Trickle down inspiration: the economy of Bruce Nauman's Basements at Cooley Gallery

Basements2_Nauman_Reed.jpg
Bruce Nauman, Basements at Reed College, (far left) Wall-Floor Positions, 1968, (large center) Dance or Exercise on the Perimeter of a Square (Square Dance) 1967-68, (photo Jeff Jahn)

There are iconic moments in my life as an artist, few of which are derived from my own art practice, and instead have come more from looking at art. As is no doubt the case for many who consider themselves a part of the art world, Bruce Nauman figures into the mindscape. He has a place in my brain because of his Setting a Good Corner (Allegory & Metaphor). The piece shows Nauman building the part of a fence to which a gate will be affixed, a crucial, and perhaps the most demanding aspect of such construction. When I first saw this video, I was contemplating a move to the country and wondering how this change might affect me as an artist, and hence, change my work. Familiar with the type of labor portrayed in Setting, I knew its purpose and import. I did not question the validity of the video as art as I could make the easy leap to the “larger picture.” What bothered me was the corral-like parenthetical in the title. Why the need to “reach out” to plea, to guide or even over-explain? It suggested that Nauman, despite years of success, had doubts, not about his work, but how best to give his audience access.

Setting_a_corner.jpg
Setting a Good Corner (Allegory & Metaphor), video still (1999)

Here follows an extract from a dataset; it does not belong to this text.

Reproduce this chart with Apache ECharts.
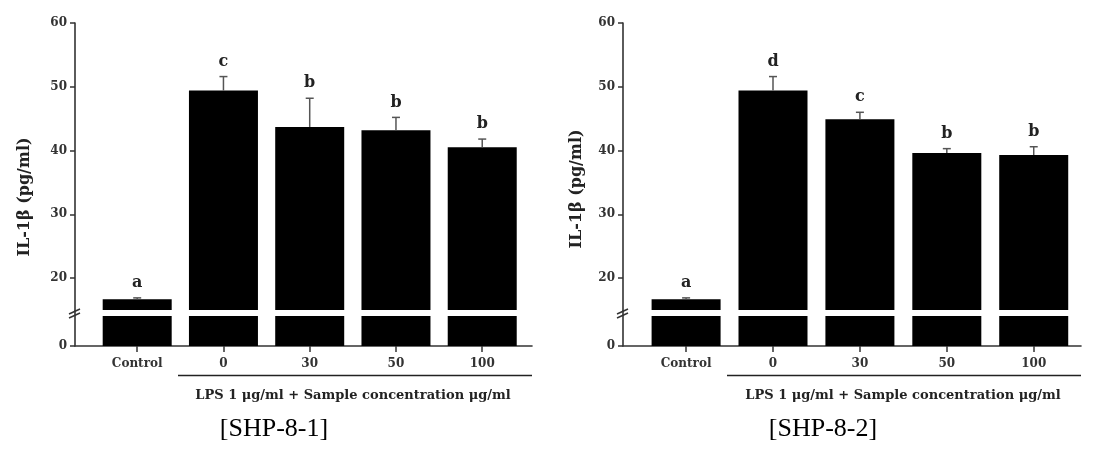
<!DOCTYPE html>
<html>
<head>
<meta charset="utf-8">
<script src="https://cdn.jsdelivr.net/npm/echarts@6/dist/echarts.min.js"></script>
<style>
html,body{margin:0;padding:0;background:#fff;}
#c{width:1099px;height:453px;}
</style>
</head>
<body>
<div id="c"></div>
<script>
// ---- data ----
const categories = ['Control', '0', '30', '50', '100'];
const yTickValues = [20, 30, 40, 50, 60];
const means1 = [16.7, 49.4, 43.7, 43.2, 40.5];
const errTop1 = [16.9, 51.6, 48.2, 45.2, 41.8];
const letters1 = ['a', 'c', 'b', 'b', 'b'];
const means2 = [16.7, 49.4, 44.9, 39.6, 39.3];
const errTop2 = [16.9, 51.6, 46.0, 40.3, 40.6];
const letters2 = ['a', 'd', 'c', 'b', 'b'];
const yTitle = 'IL-1β (pg/ml)';
const xTitle = 'LPS 1 μg/ml + Sample concentration μg/ml';
const panelNames = ['[SHP-8-1]', '[SHP-8-2]'];

// ---- layout ----
const TOP = 23, UPPER_BOTTOM = 310, LOWER_TOP = 316, AXIS_Y = 346;
const panels = [
  {left: 75, right: 532, xmin: -0.721, xmax: 4.577, means: means1, errs: errTop1, letters: letters1,
   yTitleX: 25, yTitleY: 197, xTitleX: 353, lineStart: 178, nameX: 274},
  {left: 623, right: 1081, xmin: -0.726, xmax: 4.544, means: means2, errs: errTop2, letters: letters2,
   yTitleX: 577, yTitleY: 189, xTitleX: 903, lineStart: 727, nameX: 823}
];
const FONT = 'DejaVu Serif';
const AX = '#333';

const grids = [], xAxes = [], yAxes = [], series = [], graphics = [];

panels.forEach((p, i) => {
  const gU = grids.length;
  grids.push({left: p.left, width: p.right - p.left, top: TOP, height: UPPER_BOTTOM - TOP, containLabel: false});
  const gL = grids.length;
  grids.push({left: p.left, width: p.right - p.left, top: LOWER_TOP, height: AXIS_Y - LOWER_TOP, containLabel: false});

  // upper x (hidden)
  xAxes.push({gridIndex: gU, type: 'value', min: p.xmin, max: p.xmax, show: false});
  // lower x (visible)
  xAxes.push({
    gridIndex: gL, type: 'value', min: p.xmin, max: p.xmax, position: 'bottom',
    axisLine: {show: true, onZero: false, lineStyle: {color: AX, width: 1.6}},
    axisTick: {show: true, length: 6, customValues: [0, 1, 2, 3, 4], lineStyle: {color: AX, width: 1.5}},
    axisLabel: {show: true, customValues: [0, 1, 2, 3, 4], margin: 12,
      formatter: v => categories[Math.round(v)],
      fontFamily: FONT, fontWeight: 'bold', fontSize: 12, color: AX},
    splitLine: {show: false}
  });
  const xU = xAxes.length - 2, xL = xAxes.length - 1;

  yAxes.push({
    gridIndex: gU, type: 'value', min: 15, max: 60, position: 'left',
    axisLine: {show: true, onZero: false, lineStyle: {color: AX, width: 1.6}},
    axisTick: {show: true, length: 5, customValues: yTickValues, lineStyle: {color: AX, width: 1.5}},
    axisLabel: {show: true, customValues: yTickValues, margin: 8,
      fontFamily: FONT, fontWeight: 'bold', fontSize: 12, color: AX},
    splitLine: {show: false}
  });
  yAxes.push({
    gridIndex: gL, type: 'value', min: 0, max: 4.7, position: 'left',
    axisLine: {show: true, onZero: false, lineStyle: {color: AX, width: 1.6}},
    axisTick: {show: true, length: 5, customValues: [0], lineStyle: {color: AX, width: 1.5}},
    axisLabel: {show: true, customValues: [0], margin: 8,
      fontFamily: FONT, fontWeight: 'bold', fontSize: 12, color: AX},
    splitLine: {show: false}
  });
  const yU = yAxes.length - 2, yL = yAxes.length - 1;

  const barData = p.means.map((v, k) => [k, v]);
  series.push({type: 'bar', xAxisIndex: xU, yAxisIndex: yU, data: barData, barWidth: 69,
    itemStyle: {color: '#000'}, clip: true, silent: true, z: 2});
  series.push({type: 'bar', xAxisIndex: xL, yAxisIndex: yL, data: barData, barWidth: 69,
    itemStyle: {color: '#000'}, clip: true, silent: true, z: 2});

  series.push({
    type: 'custom', xAxisIndex: xU, yAxisIndex: yU, z: 3, silent: true,
    data: p.means.map((v, k) => [k, v, p.errs[k]]),
    renderItem: (params, api) => {
      const x = api.value(0);
      const base = api.coord([x, api.value(1)]);
      const top = api.coord([x, api.value(2)]);
      const letter = p.letters[params.dataIndex];
      return {
        type: 'group',
        children: [
          {type: 'line', shape: {x1: base[0], y1: base[1], x2: top[0], y2: top[1]},
           style: {stroke: '#555', lineWidth: 1.5}},
          {type: 'line', shape: {x1: top[0] - 4, y1: top[1], x2: top[0] + 4, y2: top[1]},
           style: {stroke: '#555', lineWidth: 1.5}},
          {type: 'text', style: {x: top[0], y: top[1] - 7, text: letter, textAlign: 'center',
            textVerticalAlign: 'bottom', fontFamily: FONT, fontWeight: 'bold', fontSize: 16, fill: '#222'}}
        ]
      };
    }
  });

  // axis break marks
  graphics.push({type: 'line', shape: {x1: p.left, y1: UPPER_BOTTOM, x2: p.left, y2: LOWER_TOP},
    style: {stroke: AX, lineWidth: 1.6}, z: 10});
  graphics.push({type: 'line', shape: {x1: p.left - 6, y1: 314, x2: p.left + 5, y2: 309},
    style: {stroke: AX, lineWidth: 1.5}, z: 10});
  graphics.push({type: 'line', shape: {x1: p.left - 6, y1: 318, x2: p.left + 5, y2: 313},
    style: {stroke: AX, lineWidth: 1.5}, z: 10});

  // y title
  graphics.push({type: 'text', x: p.yTitleX, y: p.yTitleY, rotation: Math.PI / 2,
    style: {text: yTitle, textAlign: 'center', textVerticalAlign: 'middle',
      fontFamily: FONT, fontWeight: 'bold', fontSize: 16, fill: '#222'}});
  // x title + underline
  graphics.push({type: 'line', shape: {x1: p.lineStart, y1: 375.5, x2: p.right, y2: 375.5},
    style: {stroke: '#222', lineWidth: 1.6}});
  graphics.push({type: 'text', style: {x: p.xTitleX, y: 396, text: xTitle, textAlign: 'center',
    textVerticalAlign: 'middle', fontFamily: FONT, fontWeight: 'bold', fontSize: 13, fill: '#222'}});
  // panel name
  graphics.push({type: 'text', style: {x: p.nameX, y: 429, text: panelNames[i], textAlign: 'center',
    textVerticalAlign: 'middle', fontFamily: 'Liberation Serif', fontSize: 26, fill: '#000'}});
});

const chart = echarts.init(document.getElementById('c'), null, {renderer: 'canvas'});
chart.setOption({
  animation: false,
  backgroundColor: '#fff',
  grid: grids,
  xAxis: xAxes,
  yAxis: yAxes,
  series: series,
  graphic: graphics
});
</script>
</body>
</html>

Two other iconic moments in my art-viewing life happened in one day, in fact, back-to-back. It was the late nineties and I was visiting an MFA program during its mid-term critiques. One student had a single painting to show for several weeks in his studio. It was a small painting of a portion of his studio. The only thing that saved the forty-five minutes was when someone floated the very nineties idea that we were actually witnessing a performance, a parody of some sort. All well and good, except for the hackneyed aspect of such a notion or the actual execution. But it wasn’t too far off the mark. As the critique progressed, we came to learn that another student had painted the picture for the presenter. Now we had a piece to discuss! True story. Or close to true. I may have restructured the memory to better suit my taste and needs: an icon. There may have in fact been three crits back-to-back, two of which I have blended into one: a student who made a painting of his studio, and another who had others paint his paintings for him, for I remember both things occurring. Which still leaves the question, why the studio? A superior irony? No, not really, at least not until the other (second or third) crit when a student from another department (he had made special arrangements to be critiqued by the fine art faculty) upped the ante and presented a calendar he had made, complete with special days marked for specific memories throughout the year and pictures of himself as the artwork for each month.

It would seem that I have strayed from Nauman; but hold onto the idea of what an artist does when left to solitary devices, for this is where we often find ourselves and what we share with Nauman, and it is in these earliest works of his where this is made clear.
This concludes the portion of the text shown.